The standing ovation was a return to the past. No, not the standing ovation at TD Garden last Friday night, the 10-minute communal fret-celebration at the end of that 1--0, stomach-churning win over the Lightning in the seventh game of the Eastern Conference finals that sent the Bruins into their best-of-seven transcontinental arm wrestle with the Canucks for the Stanley Cup. No, that was frenzied normality, a universal sports staple, excited people in an exciting moment.
The standing ovation the next afternoon at Pizzeria Regina in the North End was different. That was the way life once was in Boston hockey.

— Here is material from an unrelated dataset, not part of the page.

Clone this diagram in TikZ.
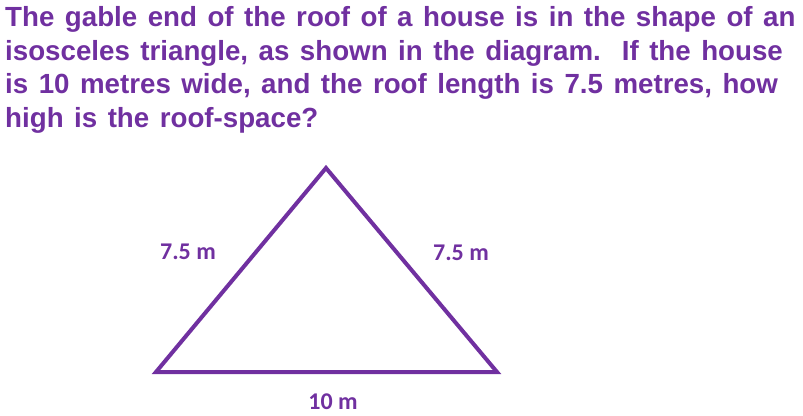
\documentclass[tikz,border=0pt]{standalone}
\usepackage{fontspec}
\setmainfont{Liberation Sans}
\newfontfamily\lblfont{Carlito}
\definecolor{tpurple}{HTML}{7030A0}
\newcommand\qtextfont{\fontsize{27.7}{28}\selectfont\bfseries\spaceskip=10.5pt\relax}
\begin{document}
\begin{tikzpicture}[x=1pt,y=-1pt,
  qline/.style={anchor=base west,inner sep=0pt,text=tpurple,font=\qtextfont},
  lbl/.style={anchor=base,inner sep=0pt,text=tpurple,font=\lblfont\fontsize{24}{24}\selectfont\bfseries},
  side/.style={draw=tpurple,line width=4pt,line join=miter}]
\useasboundingbox (0,0) rectangle (803,415);
\node[qline] (l1) at (5,26.5) {The gable end of the roof of a house is in the shape of an};
\node[qline] (l2) at (5,60) {isosceles triangle, as shown in the diagram.\ \ If the house};
\node[qline] (l3) at (5,93.5) {is 10 metres wide, and the roof length is 7.5 metres, how};
\node[qline] (l4) at (5,127) {high is the roof-space?};
\coordinate (A) at (326,168);
\coordinate (B) at (156,372);
\coordinate (C) at (497,372);
\draw[side] (A) -- (B) -- (C) -- cycle;
\node[lbl] (s1) at (188,259) {7.5 m};
\node[lbl] (s2) at (461,260) {7.5 m};
\node[lbl] (s3) at (333,409) {10 m};
\end{tikzpicture}
\end{document}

"Milan Lucic came in...." Richie Zapata, manager of the restaurant, reported.
Yes, Milan Lucic. Bruins winger. Still only 22 years old. Fourth year with the team. Six-feet-three, 228 pounds. A fan favorite since he arrived as a 19-year-old, straight from the Vancouver Giants, his junior team. Banger, scrapper, thumper. Yes.
"Johnny Boychuk was with him...."
Yes. Johnny Boychuk. Defenseman. Twenty-seven. Six-feet-two, 225 pounds. Third year with the Bruins. Big-time slap shot from the point. Cannon.
"They were with their girlfriends.... "
"I gave them a booth in the back. They ordered a large pepperoni with peppers and mushrooms. I gave them some extra slices. Took care of it. They were nice. Signed some metal pizza plates for the waitresses. Just nice. Nobody bothered them."
So when the two Bruins and their girlfriends finished their meal at the original Pizzeria Regina—not one of the other Pizzeria Regina locations around the area, the original, with the familiar red-and-white-checked tablecloths, with the smart-mouth waitresses, with the waiting line that goes out the door most of the time and down the stairs straight onto Thacher Street, when they stood up, well, everyone else in the restaurant also stood up. And started clapping. Just like that.